#### SET EXERCISE:
Copy exactly the lines that run from the top of the listing to the line containing "ax.set_ylim(0, 760000)", both ends included, and omit the pictures.

#### SUPPLIED DATA:

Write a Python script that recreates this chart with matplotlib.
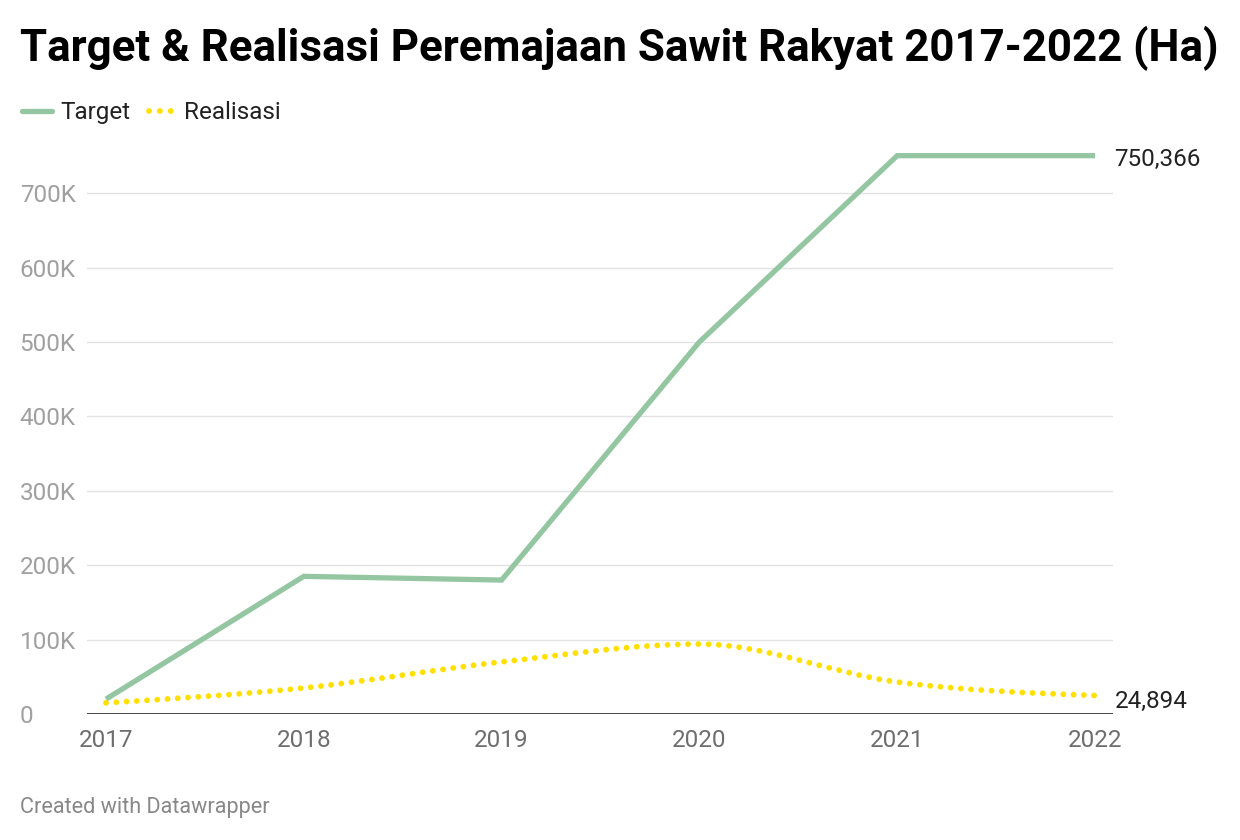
import numpy as np
import matplotlib
matplotlib.use("Agg")
import matplotlib.pyplot as plt
from matplotlib.path import Path
from matplotlib.patches import PathPatch
from matplotlib.lines import Line2D

plt.rcParams['font.family'] = ['Roboto', 'DejaVu Sans']

years = [2017, 2018, 2019, 2020, 2021, 2022]
target = [20000, 185000, 180000, 500000, 750366, 750366]
realisasi = [15000, 35000, 70000, 94000, 43000, 24894]
y_ticks = [0, 100000, 200000, 300000, 400000, 500000, 600000, 700000]
y_tick_labels = ["0", "100K", "200K", "300K", "400K", "500K", "600K", "700K"]
x_tick_labels = ["2017", "2018", "2019", "2020", "2021", "2022"]

GREEN = "#94c6a2"
YELLOW = "#ffe000"
FS = 17.5

W, H = 1240, 840
fig = plt.figure(figsize=(W / 100, H / 100), dpi=100)
ax = fig.add_axes([87 / W, 1 - 714 / H, (1113 - 87) / W, (714 - 148.5) / H])
ax.set_xlim(2017 - 19 / 197.8, 2022 + 18 / 197.8)
ax.set_ylim(0, 760000)


def monotone_path(xs, ys):
    xs = np.asarray(xs, float)
    ys = np.asarray(ys, float)
    n = len(xs)
    t = np.zeros(n)
    for i in range(1, n - 1):
        h0 = xs[i] - xs[i - 1]
        h1 = xs[i + 1] - xs[i]
        s0 = (ys[i] - ys[i - 1]) / h0
        s1 = (ys[i + 1] - ys[i]) / h1
        p = (s0 * h1 + s1 * h0) / (h0 + h1)
        t[i] = (np.sign(s0) + np.sign(s1)) * min(abs(s0), abs(s1), 0.5 * abs(p))
    h = xs[1] - xs[0]
    t[0] = (3 * (ys[1] - ys[0]) / h - t[1]) / 2
    h = xs[-1] - xs[-2]
    t[-1] = (3 * (ys[-1] - ys[-2]) / h - t[-2]) / 2
    verts = [(xs[0], ys[0])]
    codes = [Path.MOVETO]
    for i in range(n - 1):
        h = xs[i + 1] - xs[i]
        verts += [(xs[i] + h / 3, ys[i] + h * t[i] / 3),
                  (xs[i + 1] - h / 3, ys[i + 1] - h * t[i + 1] / 3),
                  (xs[i + 1], ys[i + 1])]
        codes += [Path.CURVE4] * 3
    return Path(verts, codes)


# gridlines
for v in y_ticks[1:]:
    ax.axhline(v, color="#e3e3e3", lw=1.0, zorder=1)
ax.axhline(0, color="#111111", lw=1.8, zorder=4)

ax.plot(years, target, color=GREEN, lw=3.8, solid_capstyle="butt",
        solid_joinstyle="miter", zorder=2)
patch = PathPatch(monotone_path(years, realisasi), facecolor="none",
                  edgecolor=YELLOW, lw=4.2, linestyle=(0, (0.01, 1.75)),
                  capstyle="round", zorder=3)
ax.add_patch(patch)

for s in ax.spines.values():
    s.set_visible(False)
ax.set_xticks(years)
ax.set_xticklabels(x_tick_labels)
ax.set_yticks(y_ticks)
ax.set_yticklabels(y_tick_labels)
ax.tick_params(axis="x", length=0, pad=11, labelsize=FS, labelcolor="#6e6e6e")
ax.tick_params(axis="y", length=0, pad=48.5, labelsize=FS, labelcolor="#a0a0a0")
for lab in ax.get_yticklabels():
    lab.set_horizontalalignment("left")
ax.set_facecolor("none")

# end labels
ax.annotate("750,366", xy=(years[-1], target[-1]), xytext=(14, -3),
            textcoords="offset points", ha="left", va="center",
            fontsize=FS, color="#222222")
ax.annotate("24,894", xy=(years[-1], realisasi[-1]), xytext=(14, -4),
            textcoords="offset points", ha="left", va="center",
            fontsize=FS, color="#222222")

# title
fig.text(20 / W, 1 - 48 / H, "Target & Realisasi Peremajaan Sawit Rakyat 2017-2022 (Ha)",
         fontsize=31.6, fontweight="bold", color="#000000", ha="left", va="center")

# legend
ly = 1 - 111 / H
fig.add_artist(Line2D([22 / W, 52 / W], [ly, ly], color=GREEN, lw=3.8,
                      solid_capstyle="round", transform=fig.transFigure))
fig.text(60 / W, 1 - 112.5 / H, "Target", fontsize=FS, color="#222222", ha="left", va="center")
fig.add_artist(Line2D([149 / W, 171 / W], [ly, ly], color=YELLOW, lw=4.2,
                      linestyle=(0, (0.01, 1.85)), dash_capstyle="round",
                      transform=fig.transFigure))
fig.text(184 / W, 1 - 112.5 / H, "Realisasi", fontsize=FS, color="#222222", ha="left", va="center")

# footer
fig.text(20 / W, 1 - 808 / H, "Created with Datawrapper", fontsize=15.6,
         color="#888888", ha="left", va="center")

fig.savefig("out.png", dpi=100, facecolor="white")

#### ANSWER TO THE PROBLEM:
Write a Python script that recreates this chart with matplotlib.
import numpy as np
import matplotlib
matplotlib.use("Agg")
import matplotlib.pyplot as plt
from matplotlib.path import Path
from matplotlib.patches import PathPatch
from matplotlib.lines import Line2D

plt.rcParams['font.family'] = ['Roboto', 'DejaVu Sans']

years = [2017, 2018, 2019, 2020, 2021, 2022]
target = [20000, 185000, 180000, 500000, 750366, 750366]
realisasi = [15000, 35000, 70000, 94000, 43000, 24894]
y_ticks = [0, 100000, 200000, 300000, 400000, 500000, 600000, 700000]
y_tick_labels = ["0", "100K", "200K", "300K", "400K", "500K", "600K", "700K"]
x_tick_labels = ["2017", "2018", "2019", "2020", "2021", "2022"]

GREEN = "#94c6a2"
YELLOW = "#ffe000"
FS = 17.5

W, H = 1240, 840
fig = plt.figure(figsize=(W / 100, H / 100), dpi=100)
ax = fig.add_axes([87 / W, 1 - 714 / H, (1113 - 87) / W, (714 - 148.5) / H])
ax.set_xlim(2017 - 19 / 197.8, 2022 + 18 / 197.8)
ax.set_ylim(0, 760000)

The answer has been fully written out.